(Stored items from a collection)

/---

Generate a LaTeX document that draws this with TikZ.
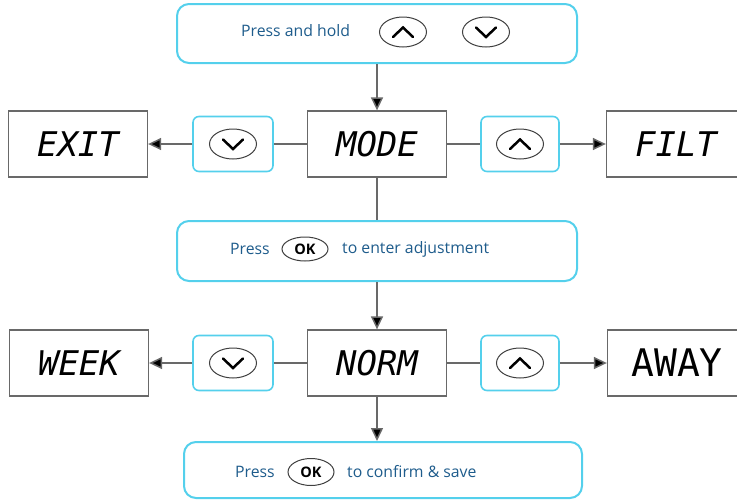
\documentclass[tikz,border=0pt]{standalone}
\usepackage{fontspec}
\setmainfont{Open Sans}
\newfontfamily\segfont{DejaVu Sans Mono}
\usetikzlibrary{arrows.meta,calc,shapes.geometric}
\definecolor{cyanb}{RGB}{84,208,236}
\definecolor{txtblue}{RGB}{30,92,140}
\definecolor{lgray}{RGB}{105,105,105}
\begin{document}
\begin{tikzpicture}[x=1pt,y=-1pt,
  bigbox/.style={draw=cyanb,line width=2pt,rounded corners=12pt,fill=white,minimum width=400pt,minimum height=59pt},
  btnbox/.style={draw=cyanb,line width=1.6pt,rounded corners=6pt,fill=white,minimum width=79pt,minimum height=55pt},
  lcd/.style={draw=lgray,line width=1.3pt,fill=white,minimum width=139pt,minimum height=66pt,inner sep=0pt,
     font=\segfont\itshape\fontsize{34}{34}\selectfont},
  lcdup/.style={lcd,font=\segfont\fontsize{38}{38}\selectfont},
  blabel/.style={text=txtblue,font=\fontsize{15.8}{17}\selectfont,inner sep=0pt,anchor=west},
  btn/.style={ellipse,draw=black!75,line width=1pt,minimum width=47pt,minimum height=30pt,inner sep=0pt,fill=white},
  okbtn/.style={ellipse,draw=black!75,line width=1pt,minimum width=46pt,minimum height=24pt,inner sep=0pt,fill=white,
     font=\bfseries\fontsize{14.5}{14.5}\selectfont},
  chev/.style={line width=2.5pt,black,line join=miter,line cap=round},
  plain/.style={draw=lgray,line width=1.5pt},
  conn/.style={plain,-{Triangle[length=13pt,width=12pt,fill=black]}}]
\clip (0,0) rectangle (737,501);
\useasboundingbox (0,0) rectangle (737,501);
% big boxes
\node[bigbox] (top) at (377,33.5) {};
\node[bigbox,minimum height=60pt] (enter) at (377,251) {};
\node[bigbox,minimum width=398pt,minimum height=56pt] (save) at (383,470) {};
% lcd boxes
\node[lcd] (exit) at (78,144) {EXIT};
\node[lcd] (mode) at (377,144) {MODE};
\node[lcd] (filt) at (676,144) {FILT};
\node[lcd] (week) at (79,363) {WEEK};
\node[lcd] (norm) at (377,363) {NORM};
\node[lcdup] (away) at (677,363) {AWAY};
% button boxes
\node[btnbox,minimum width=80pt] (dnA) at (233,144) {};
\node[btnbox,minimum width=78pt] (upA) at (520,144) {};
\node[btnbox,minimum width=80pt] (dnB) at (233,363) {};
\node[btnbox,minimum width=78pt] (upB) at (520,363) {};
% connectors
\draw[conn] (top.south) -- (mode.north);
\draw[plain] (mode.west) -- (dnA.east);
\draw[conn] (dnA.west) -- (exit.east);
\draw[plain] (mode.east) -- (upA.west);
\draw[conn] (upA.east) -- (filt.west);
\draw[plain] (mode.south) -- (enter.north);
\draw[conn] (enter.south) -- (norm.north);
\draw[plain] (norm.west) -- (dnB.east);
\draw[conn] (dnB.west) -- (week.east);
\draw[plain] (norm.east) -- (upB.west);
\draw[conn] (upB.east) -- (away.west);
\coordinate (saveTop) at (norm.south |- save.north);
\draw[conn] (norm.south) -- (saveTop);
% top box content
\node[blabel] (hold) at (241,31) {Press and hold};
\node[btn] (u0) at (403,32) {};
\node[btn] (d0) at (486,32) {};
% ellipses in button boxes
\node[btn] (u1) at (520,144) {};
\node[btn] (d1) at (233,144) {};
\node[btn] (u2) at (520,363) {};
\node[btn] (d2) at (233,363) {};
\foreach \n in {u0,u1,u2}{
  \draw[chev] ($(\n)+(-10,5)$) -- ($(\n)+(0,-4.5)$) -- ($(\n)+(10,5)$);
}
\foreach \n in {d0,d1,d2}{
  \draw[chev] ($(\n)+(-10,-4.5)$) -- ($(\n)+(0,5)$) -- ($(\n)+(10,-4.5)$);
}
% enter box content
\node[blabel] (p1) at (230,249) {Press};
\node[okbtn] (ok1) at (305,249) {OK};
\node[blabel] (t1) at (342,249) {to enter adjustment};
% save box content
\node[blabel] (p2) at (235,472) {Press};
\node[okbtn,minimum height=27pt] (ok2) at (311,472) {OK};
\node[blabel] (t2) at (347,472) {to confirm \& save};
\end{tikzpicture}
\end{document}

\---
/---

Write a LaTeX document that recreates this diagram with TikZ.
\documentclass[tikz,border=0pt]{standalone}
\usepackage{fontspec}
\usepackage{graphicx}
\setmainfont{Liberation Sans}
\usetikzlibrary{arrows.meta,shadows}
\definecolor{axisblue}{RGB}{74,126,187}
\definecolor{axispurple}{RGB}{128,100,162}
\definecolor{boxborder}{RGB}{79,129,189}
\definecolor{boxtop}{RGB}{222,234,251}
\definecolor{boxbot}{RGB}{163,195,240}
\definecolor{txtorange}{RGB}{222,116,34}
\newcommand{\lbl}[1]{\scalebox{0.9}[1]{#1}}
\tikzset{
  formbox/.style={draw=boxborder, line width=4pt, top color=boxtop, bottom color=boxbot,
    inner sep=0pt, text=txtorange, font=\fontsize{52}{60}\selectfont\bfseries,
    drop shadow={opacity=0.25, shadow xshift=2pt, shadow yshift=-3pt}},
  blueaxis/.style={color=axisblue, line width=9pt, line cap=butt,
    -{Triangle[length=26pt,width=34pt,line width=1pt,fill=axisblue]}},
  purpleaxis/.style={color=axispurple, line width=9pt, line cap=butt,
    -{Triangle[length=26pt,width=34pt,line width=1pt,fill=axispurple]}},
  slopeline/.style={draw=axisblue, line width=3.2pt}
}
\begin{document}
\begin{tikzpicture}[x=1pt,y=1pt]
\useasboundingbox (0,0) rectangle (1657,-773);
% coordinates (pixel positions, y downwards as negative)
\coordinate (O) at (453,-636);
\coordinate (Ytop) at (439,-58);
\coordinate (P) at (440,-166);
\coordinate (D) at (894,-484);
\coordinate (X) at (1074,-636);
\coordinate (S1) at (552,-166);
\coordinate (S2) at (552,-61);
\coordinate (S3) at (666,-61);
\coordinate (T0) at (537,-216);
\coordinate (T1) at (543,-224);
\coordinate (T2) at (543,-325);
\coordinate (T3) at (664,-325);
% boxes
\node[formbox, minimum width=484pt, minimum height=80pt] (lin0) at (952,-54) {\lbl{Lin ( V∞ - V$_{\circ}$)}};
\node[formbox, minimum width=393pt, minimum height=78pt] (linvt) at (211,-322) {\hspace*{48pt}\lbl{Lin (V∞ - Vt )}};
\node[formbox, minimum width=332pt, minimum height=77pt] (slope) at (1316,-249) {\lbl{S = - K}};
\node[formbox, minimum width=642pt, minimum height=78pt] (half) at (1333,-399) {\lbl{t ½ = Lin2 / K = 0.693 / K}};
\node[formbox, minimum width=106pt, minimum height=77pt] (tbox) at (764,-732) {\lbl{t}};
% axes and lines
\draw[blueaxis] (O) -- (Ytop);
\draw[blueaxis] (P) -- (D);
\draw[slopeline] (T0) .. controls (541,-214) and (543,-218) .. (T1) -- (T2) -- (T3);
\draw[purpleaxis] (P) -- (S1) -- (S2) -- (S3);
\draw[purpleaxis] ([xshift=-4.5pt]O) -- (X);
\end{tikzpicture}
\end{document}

\---

Your goal: Select and copy every line of the listing with the word "this".

Reply to the exercise:
Generate a LaTeX document that draws this with TikZ.
Write a LaTeX document that recreates this diagram with TikZ.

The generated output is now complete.